Task details
Write out each line word for word. Drop pictures.

Stored data

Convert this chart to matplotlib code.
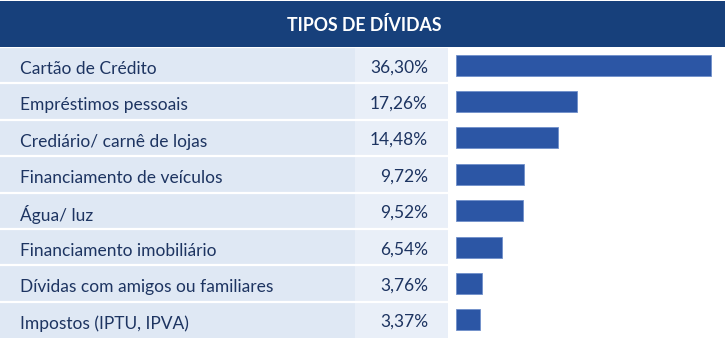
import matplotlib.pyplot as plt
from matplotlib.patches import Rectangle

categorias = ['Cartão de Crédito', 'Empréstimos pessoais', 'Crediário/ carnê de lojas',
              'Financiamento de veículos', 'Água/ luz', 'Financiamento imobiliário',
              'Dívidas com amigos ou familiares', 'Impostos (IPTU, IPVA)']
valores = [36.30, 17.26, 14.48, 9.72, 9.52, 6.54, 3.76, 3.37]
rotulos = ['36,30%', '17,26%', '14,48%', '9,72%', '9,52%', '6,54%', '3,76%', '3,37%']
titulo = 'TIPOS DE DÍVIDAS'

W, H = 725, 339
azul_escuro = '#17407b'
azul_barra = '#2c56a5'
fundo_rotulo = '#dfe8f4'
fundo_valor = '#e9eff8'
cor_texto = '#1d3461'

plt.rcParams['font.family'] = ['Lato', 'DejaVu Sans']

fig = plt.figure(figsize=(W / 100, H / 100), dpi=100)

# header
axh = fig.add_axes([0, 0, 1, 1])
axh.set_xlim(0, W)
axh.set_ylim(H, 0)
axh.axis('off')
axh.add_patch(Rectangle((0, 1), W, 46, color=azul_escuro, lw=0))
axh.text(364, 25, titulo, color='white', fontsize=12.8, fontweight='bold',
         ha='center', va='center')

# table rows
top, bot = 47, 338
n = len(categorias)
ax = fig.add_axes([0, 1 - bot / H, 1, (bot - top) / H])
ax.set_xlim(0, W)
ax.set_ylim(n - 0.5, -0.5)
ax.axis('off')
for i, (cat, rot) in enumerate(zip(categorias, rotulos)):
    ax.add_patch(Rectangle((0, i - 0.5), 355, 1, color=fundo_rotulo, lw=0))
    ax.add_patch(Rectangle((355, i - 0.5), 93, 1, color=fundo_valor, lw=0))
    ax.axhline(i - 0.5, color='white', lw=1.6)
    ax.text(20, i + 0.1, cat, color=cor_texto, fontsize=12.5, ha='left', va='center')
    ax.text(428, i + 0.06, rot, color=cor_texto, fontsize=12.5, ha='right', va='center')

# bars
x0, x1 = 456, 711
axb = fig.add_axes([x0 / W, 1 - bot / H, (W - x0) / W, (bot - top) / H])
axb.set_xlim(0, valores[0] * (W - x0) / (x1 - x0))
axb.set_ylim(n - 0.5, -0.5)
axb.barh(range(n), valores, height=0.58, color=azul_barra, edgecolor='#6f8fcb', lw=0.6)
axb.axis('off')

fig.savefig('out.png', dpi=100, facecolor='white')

Output of the exercise
Convert this chart to matplotlib code.
import matplotlib.pyplot as plt
from matplotlib.patches import Rectangle

categorias = ['Cartão de Crédito', 'Empréstimos pessoais', 'Crediário/ carnê de lojas',
              'Financiamento de veículos', 'Água/ luz', 'Financiamento imobiliário',
              'Dívidas com amigos ou familiares', 'Impostos (IPTU, IPVA)']
valores = [36.30, 17.26, 14.48, 9.72, 9.52, 6.54, 3.76, 3.37]
rotulos = ['36,30%', '17,26%', '14,48%', '9,72%', '9,52%', '6,54%', '3,76%', '3,37%']
titulo = 'TIPOS DE DÍVIDAS'

W, H = 725, 339
azul_escuro = '#17407b'
azul_barra = '#2c56a5'
fundo_rotulo = '#dfe8f4'
fundo_valor = '#e9eff8'
cor_texto = '#1d3461'

plt.rcParams['font.family'] = ['Lato', 'DejaVu Sans']

fig = plt.figure(figsize=(W / 100, H / 100), dpi=100)

# header
axh = fig.add_axes([0, 0, 1, 1])
axh.set_xlim(0, W)
axh.set_ylim(H, 0)
axh.axis('off')
axh.add_patch(Rectangle((0, 1), W, 46, color=azul_escuro, lw=0))
axh.text(364, 25, titulo, color='white', fontsize=12.8, fontweight='bold',
         ha='center', va='center')

# table rows
top, bot = 47, 338
n = len(categorias)
ax = fig.add_axes([0, 1 - bot / H, 1, (bot - top) / H])
ax.set_xlim(0, W)
ax.set_ylim(n - 0.5, -0.5)
ax.axis('off')
for i, (cat, rot) in enumerate(zip(categorias, rotulos)):
    ax.add_patch(Rectangle((0, i - 0.5), 355, 1, color=fundo_rotulo, lw=0))
    ax.add_patch(Rectangle((355, i - 0.5), 93, 1, color=fundo_valor, lw=0))
    ax.axhline(i - 0.5, color='white', lw=1.6)
    ax.text(20, i + 0.1, cat, color=cor_texto, fontsize=12.5, ha='left', va='center')
    ax.text(428, i + 0.06, rot, color=cor_texto, fontsize=12.5, ha='right', va='center')

# bars
x0, x1 = 456, 711
axb = fig.add_axes([x0 / W, 1 - bot / H, (W - x0) / W, (bot - top) / H])
axb.set_xlim(0, valores[0] * (W - x0) / (x1 - x0))
axb.set_ylim(n - 0.5, -0.5)
axb.barh(range(n), valores, height=0.58, color=azul_barra, edgecolor='#6f8fcb', lw=0.6)
axb.axis('off')

fig.savefig('out.png', dpi=100, facecolor='white')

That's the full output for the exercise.